Через десять минут после того, как я легла в кровать, мне под дверь просунули написанную от руки записку.
Дорогая Луиза!
Прости, что взяла без разрешения твою одежду. И спасибо за все. Признаю, что иногда я просто заноза в заднице.
Прости.
P. S. И все же тебе определенно надо носить эти вещи. Они ГОРАЗДО лучше того барахла, что ты обычно надеваешь.
Я открыла дверь и увидела Лили. Она посмотрела на меня без улыбки, шагнула вперед и крепко обняла, да так, что у меня затрещали ребра.

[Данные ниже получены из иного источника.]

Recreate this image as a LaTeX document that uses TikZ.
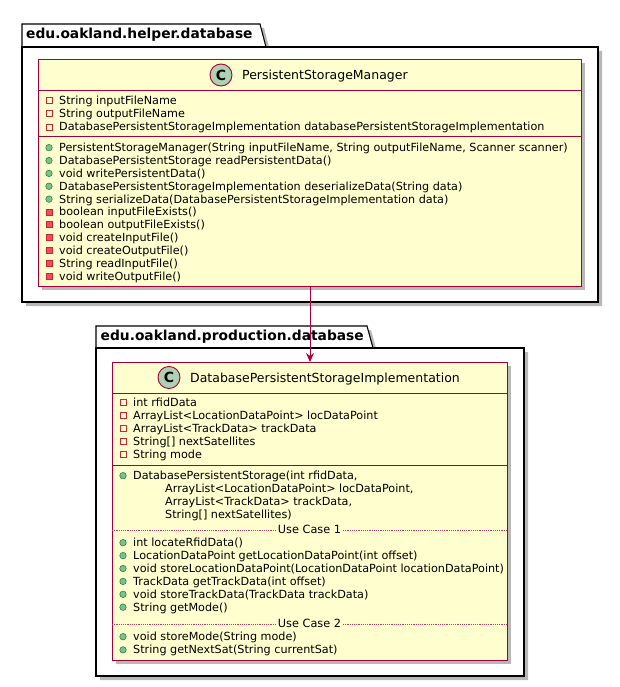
\documentclass[tikz,border=0pt]{standalone}
\usepackage{fontspec}
\setmainfont{DejaVu Sans}
\usetikzlibrary{arrows.meta}

\definecolor{umlred}{HTML}{A80036}
\definecolor{umlfill}{HTML}{FEFECE}
\definecolor{umlspot}{HTML}{ADD1B2}
\definecolor{privline}{HTML}{C82930}
\definecolor{privfill}{HTML}{F24D5C}
\definecolor{publine}{HTML}{038048}
\definecolor{pubfill}{HTML}{84BE84}

\tikzset{
  pkgbox/.style={draw=black, fill=white, line width=1.1pt},
  clsbox/.style={draw=umlred, fill=umlfill, line width=1pt, inner sep=0pt, anchor=north west},
  shadowed/.style={fill=black!28},
  pkgname/.style={anchor=base west, inner sep=0pt, font=\fontsize{13.8}{16}\selectfont\bfseries},
  clsname/.style={anchor=base west, inner sep=0pt, font=\fontsize{12.5}{15}\selectfont},
  member/.style={anchor=base west, inner sep=0pt, font=\fontsize{11.2}{13}\selectfont},
  prvfield/.style={draw=privline, fill=umlfill, minimum size=6pt, inner sep=0pt, line width=0.7pt},
  prvmeth/.style={draw=privline, fill=privfill, minimum size=6pt, inner sep=0pt, line width=0.7pt},
  pubmeth/.style={circle, draw=publine, fill=pubfill, minimum size=6.5pt, inner sep=0pt, line width=0.5pt},
  spot/.style={circle, draw=umlred, fill=umlspot, minimum size=22pt, inner sep=0pt, line width=0.9pt,
    font=\fontsize{14}{14}\selectfont\bfseries},
  usecase/.style={fill=umlfill, inner sep=1.5pt, font=\fontsize{11.3}{13}\selectfont},
  sepline/.style={draw=umlred!75, line width=0.6pt, dash pattern=on 1.2pt off 1pt},
  assoc/.style={draw=umlred, line width=0.9pt, -{Stealth[length=9pt,width=8pt,inset=3pt]}},
}

\begin{document}
\begin{tikzpicture}[x=1pt, y=-1pt]
  \useasboundingbox (0,0) rectangle (619,687);

  % package edu.oakland.helper.database
  \fill[shadowed] (26,28) -- (264,28) -- (270,51) -- (602,51) -- (602,306) -- (26,306) -- cycle;
  \draw[pkgbox] (22,47) -- (22,24) -- (260,24) -- (266,47) -- cycle;
  \draw[pkgbox] (22,47) rectangle (598,302);
  \node[pkgname] (helperpkg) at (26,38.5) {edu.oakland.helper.database};

  % package edu.oakland.production.database
  \fill[shadowed] (100,330) -- (371,330) -- (377,352) -- (528,352) -- (528,680) -- (100,680) -- cycle;
  \draw[pkgbox] (96,348) -- (96,326) -- (367,326) -- (373,348) -- cycle;
  \draw[pkgbox] (96,348) rectangle (524,676);
  \node[pkgname] (prodpkg) at (100.5,340) {edu.oakland.production.database};

  % class PersistentStorageManager
  \fill[shadowed] (42,63) rectangle (585,290);
  \node[clsbox, minimum width=543pt, minimum height=227pt] (psm) at (38,59) {};
  \draw[umlred, line width=1pt] (38,91) -- (581,91);
  \draw[umlred, line width=1pt] (38,137) -- (581,137);
  \node[spot] (psmspot) at (221,75) {C};
  \node[clsname] (psmname) at (242,79.5) {PersistentStorageManager};

  \foreach \kind/\txt [count=\i] in {
      prvfield/String inputFileName,
      prvfield/String outputFileName,
      prvfield/DatabasePersistentStorageImplementation databasePersistentStorageImplementation} {
    \node[\kind] (psmfi\i) at (49,{100.7+13.1*(\i-1)}) {};
    \node[member] (psmf\i) at (59,{104.7+13.1*(\i-1)}) {\txt};
  }
  \foreach \kind/\txt [count=\i] in {
      pubmeth/{PersistentStorageManager(String inputFileName, String outputFileName, Scanner scanner)},
      pubmeth/DatabasePersistentStorage readPersistentData(),
      pubmeth/void writePersistentData(),
      pubmeth/DatabasePersistentStorageImplementation deserializeData(String data),
      pubmeth/String serializeData(DatabasePersistentStorageImplementation data),
      prvmeth/boolean inputFileExists(),
      prvmeth/boolean outputFileExists(),
      prvmeth/void createInputFile(),
      prvmeth/void createOutputFile(),
      prvmeth/String readInputFile(),
      prvmeth/void writeOutputFile()} {
    \node[\kind] (psmmi\i) at (49,{147.7+12.85*(\i-1)}) {};
    \node[member] (psmm\i) at (59,{151.7+12.85*(\i-1)}) {\txt};
  }

  % class DatabasePersistentStorageImplementation
  \fill[shadowed] (116,366) rectangle (511,664);
  \node[clsbox, minimum width=395pt, minimum height=298pt] (dpsi) at (112,362) {};
  \draw[umlred, line width=1pt] (112,393) -- (507,393);
  \draw[umlred, line width=1pt] (112,465.5) -- (507,465.5);
  \node[spot] (dpsispot) at (169,377.5) {C};
  \node[clsname] (dpsiname) at (190,382) {DatabasePersistentStorageImplementation};

  \foreach \txt [count=\i] in {int rfidData, ArrayList<LocationDataPoint> locDataPoint,
      ArrayList<TrackData> trackData, {String[] nextSatellites}, String mode} {
    \node[prvfield] (dpsifi\i) at (123,{402.3+13.1*(\i-1)}) {};
    \node[member] (dpsif\i) at (133,{406.3+13.1*(\i-1)}) {\txt};
  }

  \node[pubmeth] (dpsici) at (123,475.7) {};
  \node[member] (dpsic1) at (133,479.7) {DatabasePersistentStorage(int rfidData,};
  \node[member] (dpsic2) at (165,492.5) {ArrayList<LocationDataPoint> locDataPoint,};
  \node[member] (dpsic3) at (165,505.3) {ArrayList<TrackData> trackData,};
  \node[member] (dpsic4) at (165,518.1) {String[] nextSatellites)};

  \draw[sepline] (112,530) -- (507,530);
  \node[usecase] (uc1) at (309.5,529.5) {Use Case 1};
  \foreach \txt [count=\i] in {int locateRfidData(),
      LocationDataPoint getLocationDataPoint(int offset),
      void storeLocationDataPoint(LocationDataPoint locationDataPoint),
      TrackData getTrackData(int offset),
      void storeTrackData(TrackData trackData),
      String getMode()} {
    \node[pubmeth] (dpsiai\i) at (123,{542.7+12.9*(\i-1)}) {};
    \node[member] (dpsia\i) at (133,{546.7+12.9*(\i-1)}) {\txt};
  }

  \draw[sepline] (112,624) -- (507,624);
  \node[usecase] (uc2) at (309.5,623.5) {Use Case 2};
  \foreach \txt [count=\i] in {void storeMode(String mode), String getNextSat(String currentSat)} {
    \node[pubmeth] (dpsibi\i) at (123,{636.7+13.2*(\i-1)}) {};
    \node[member] (dpsib\i) at (133,{640.7+13.2*(\i-1)}) {\txt};
  }

  \draw[assoc] (psm.south) -- (dpsi.north);
\end{tikzpicture}
\end{document}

Затем повернулась и, не говоря ни слова, исчезла в гостиной.
Утро выдалось погожим и жизнерадостным, и у нас сразу поднялось настроение. Нам предстояло несколько часов пути до маленькой деревушки в Оксфордшире, местечке с огороженными изгородью садами и пропеченными солнцем каменными стенами горчичного цвета. Всю дорогу я болтала без умолку, в основном чтобы скрыть нервозность перед встречей с миссис Трейнор. Насколько я успела заметить, самым тяжелым в общении с подростками было то, что для них вы словно престарелая чужая тетушка на свадьбе, а потому любое ваше высказывание они воспринимают именно так.
– Скажи, а что ты любишь делать? Когда ты не в школе. – (Лили пожала плечами.) – А у тебя есть цель в жизни? – (Она смерила меня насмешливым взглядом.) – Но у тебя ведь наверняка с возрастом появились какие-то хобби, да?
Она тут же представила мне впечатляющий список своих прежних увлечений: конкур, лакросс, хоккей, фортепьяно (пятая ступень), бег по пересеченной местности, теннис.
– Ничего себе! Тогда почему ты не захотела заниматься хоть чем-то дальше?
Она фыркнула, снова передернула плечами и положила ноги на приборную доску, тем самым показывая, что тема закрыта.
– А вот твой папа любил путешествовать, – заметила я, проехав еще несколько миль.
– Ты это уже говорила.
– По его словам, он побывал практически везде, кроме Северной Кореи. И Диснейленда. Он рассказывал мне о таких местах, о которых я даже не слышала.
– Мои ровесники особо не ищут приключений. Все уже давным-давно открыто. А те, кто путешествует дикарями перед поступлением в универ, жуткие зануды. Вечно треплются насчет какого-нибудь классного бара, который они нарыли на Пхангане [14] , или улетной наркоты, которой их угощали в дождевых лесах Бирмы.
14
Пханган – остров в Сиамском заливе, принадлежит Таиланду.
– Но тебе вовсе не обязательно путешествовать дикарем.
– Да, но если ты видел интерьер хоть одного «Мандарин ориентал» [15] , то считай, что видел их все, – зевнула Лили, а несколько минут спустя заметила, выглянув из окна: – Я когда-то ходила тут в школу. Это была единственная школа, которая мне реально нравилась. У меня там была подружка. Ее звали Холли.
– И что случилось?
– У мамы возникла навязчивая идея, что это неправильная школа. Она сказала, что у школы довольно невысокие показатели или типа того. А это просто была маленькая школа-интернат. Не академическая. И они меня оттуда перевели. А после этого я больше не хотела заводить друзей. Какой смысл, если они меня потом снова переведут?!
15
«Мандарин ориентал» – сеть пятизвездочных курортных отелей.